The idols of materialism may seem very real. The evidence of the material senses, the diagnoses of material conditions, the propaganda of material ideologies, may shout at us from every side. Then it is that we must choose between God and Baal. There is but one choice—God, good. However loud and alluring the claim of evil may seem to be, however successfully it may seem to fight against Truth, however slyly to ridicule Truth, evil is nevertheless godless. Therefore it is powerless, an utter nonentity, no person, place, or thing, for God is All-in-all. And man, the beloved of God, is never for an instant separated from the power, guidance, and goodness of God.

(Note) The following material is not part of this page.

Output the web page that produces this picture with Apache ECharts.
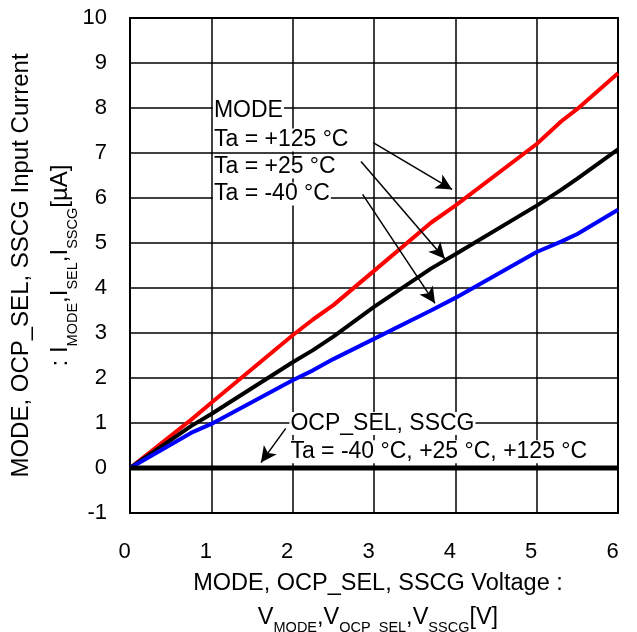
<!DOCTYPE html>
<html><head><meta charset="utf-8">
<script src="https://cdn.jsdelivr.net/npm/echarts@6/dist/echarts.min.js"></script>
<style>html,body{margin:0;padding:0;background:#fff}#c{width:637px;height:632px}</style>
</head><body><div id="c"></div>
<script>
const voltage = [0, 0.75, 1, 2, 2.25, 2.5, 3, 3.7, 4, 5, 5.3, 5.5, 6];
const mode125 = [0, 1.07, 1.45, 2.95, 3.3, 3.62, 4.38, 5.45, 5.83, 7.2, 7.7, 7.98, 8.77];
const mode25  = [0, 0.93, 1.2, 2.35, 2.62, 2.92, 3.58, 4.43, 4.75, 5.83, 6.18, 6.43, 7.08];
const modeM40 = [0, 0.78, 0.98, 1.95, 2.17, 2.42, 2.87, 3.5, 3.78, 4.8, 5.03, 5.2, 5.74];
const ocpVoltage = [0, 6];
const ocpCurrent = [0, 0];
const xTicks = ['0','1','2','3','4','5','6'];
const yTicks = ['-1','0','1','2','3','4','5','6','7','8','9','10'];

const FONT = '"Liberation Sans", Arial, sans-serif';
const pair = (xs, ys) => xs.map((x, i) => [x, ys[i]]);

const chart = echarts.init(document.getElementById('c'), null, {renderer: 'canvas'});
const arrow = (a, b) => [
  {coord: a, symbol: 'none'},
  {coord: b, symbol: 'arrow', symbolSize: [12, 16]}
];
const txt = (coord, text) => ({
  coord, symbol: 'circle', symbolSize: 0,
  label: {show: true, position: 'right', distance: 0, formatter: text,
    fontFamily: FONT, fontSize: 23, color: '#000', backgroundColor: '#fff', padding: [0, 1, 0, 1]}
});

chart.setOption({
  animation: false,
  backgroundColor: '#fff',
  textStyle: {fontFamily: FONT},
  grid: {left: 130, right: 19, top: 18, bottom: 119, show: true, borderColor: '#000', borderWidth: 2,
    containLabel: false, outerBoundsMode: 'none'},
  xAxis: {
    type: 'value', min: 0, max: 6, interval: 1,
    axisLine: {show: false}, axisTick: {show: false},
    splitLine: {show: true, lineStyle: {color: '#000', width: 1.5}},
    axisLabel: {fontSize: 22, color: '#000', margin: 28, fontFamily: FONT, padding: [0, 11, 0, 0],
      formatter: v => xTicks[Math.round(v)]},
    name: '{a|MODE, OCP_SEL, SSCG Voltage :}\n{b|V}{s|MODE}{b|,V}{s|OCP_SEL}{b|,V}{s|SSCG}{b|[V]}',
    nameLocation: 'middle', nameGap: 54, nameMoveOverlap: false,
    nameTextStyle: {
      color: '#000', fontFamily: FONT, padding: [0, 0, 0, 8],
      rich: {
        a: {fontSize: 23.5, lineHeight: 34, color: '#000', fontFamily: FONT},
        b: {fontSize: 23.5, lineHeight: 34, color: '#000', fontFamily: FONT},
        s: {fontSize: 14.5, lineHeight: 20, verticalAlign: 'bottom', color: '#000', fontFamily: FONT}
      }
    }
  },
  yAxis: {
    type: 'value', min: -1, max: 10, interval: 1,
    axisLine: {show: false}, axisTick: {show: false},
    splitLine: {show: true, lineStyle: {color: '#000', width: 1.5}},
    axisLabel: {fontSize: 22, color: '#000', margin: 23, fontFamily: FONT,
      formatter: v => yTicks[Math.round(v) + 1]},
    name: '{a|MODE, OCP_SEL, SSCG Input Current}\n{b|: I}{s|MODE}{b|,I}{s|SEL}{b|,I}{s|SSCG}{b|[µA]}',
    nameLocation: 'middle', nameGap: 50, nameRotate: 90, nameMoveOverlap: false,
    nameTextStyle: {
      color: '#000', fontFamily: FONT,
      rich: {
        a: {fontSize: 24, lineHeight: 39, color: '#000', fontFamily: FONT},
        b: {fontSize: 24, lineHeight: 39, color: '#000', fontFamily: FONT},
        s: {fontSize: 14.5, lineHeight: 24, verticalAlign: 'bottom', color: '#000', fontFamily: FONT}
      }
    }
  },
  series: [
    {name: 'Ta = +125 °C', type: 'line', data: pair(voltage, mode125), symbol: 'none',
     lineStyle: {color: '#ff0000', width: 4}, z: 3},
    {name: 'Ta = +25 °C', type: 'line', data: pair(voltage, mode25), symbol: 'none',
     lineStyle: {color: '#000000', width: 4}, z: 3},
    {name: 'Ta = -40 °C', type: 'line', data: pair(voltage, modeM40), symbol: 'none',
     lineStyle: {color: '#0000ff', width: 4}, z: 3},
    {name: 'OCP_SEL, SSCG', type: 'line', data: pair(ocpVoltage, ocpCurrent), symbol: 'none',
     lineStyle: {color: '#000000', width: 5}, z: 4,
     markLine: {
       silent: true, animation: false,
       label: {show: false},
       lineStyle: {color: '#000', width: 1.5, type: 'solid'},
       data: [
         arrow([2.99, 7.23], [3.96, 6.19]),
         arrow([2.84, 6.81], [3.87, 4.65]),
         arrow([2.86, 6.08], [3.75, 3.66]),
         arrow([1.915, 0.88], [1.61, 0.12])
       ]
     },
     markPoint: {
       silent: true, animation: false,
       data: [
         txt([1.02, 7.93], 'MODE'),
         txt([1.02, 7.29], 'Ta = +125 °C'),
         txt([1.02, 6.69], 'Ta = +25 °C'),
         txt([1.02, 6.09], 'Ta = -40 °C'),
         txt([1.96, 0.99], 'OCP_SEL, SSCG'),
         txt([1.96, 0.36], 'Ta = -40 °C, +25 °C, +125 °C')
       ]
     }
    }
  ]
});
</script>
</body></html>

One of the hymns in the Christian Science Hymnal reads (No. 258):
Oft to every man and nation
Comes the moment to decide,
In the strife of Truth with falsehood,
For the good or evil side.
A great cause, God's new Messiah,
Shows to each the bloom or blight,
So can choice be made by all men
Twixt the darkness and the light.
Thou shall fear the Lord thy God, and serve him, and shalt swear by his name. . . . Ye shall diligently keep the commandments of the Lord your God, and his testimonies, and his statutes, which he hath commanded thee. And thou shalt do that which is right and good in the sight of the Lord: that it may be well with thee, and that thou mayest go in and possess the good land which the Lord sware unto thy fathers, to cast out all thine enemies from before thee, as the Lord hath spoken.—Deuteronomy 6:13, 17-19.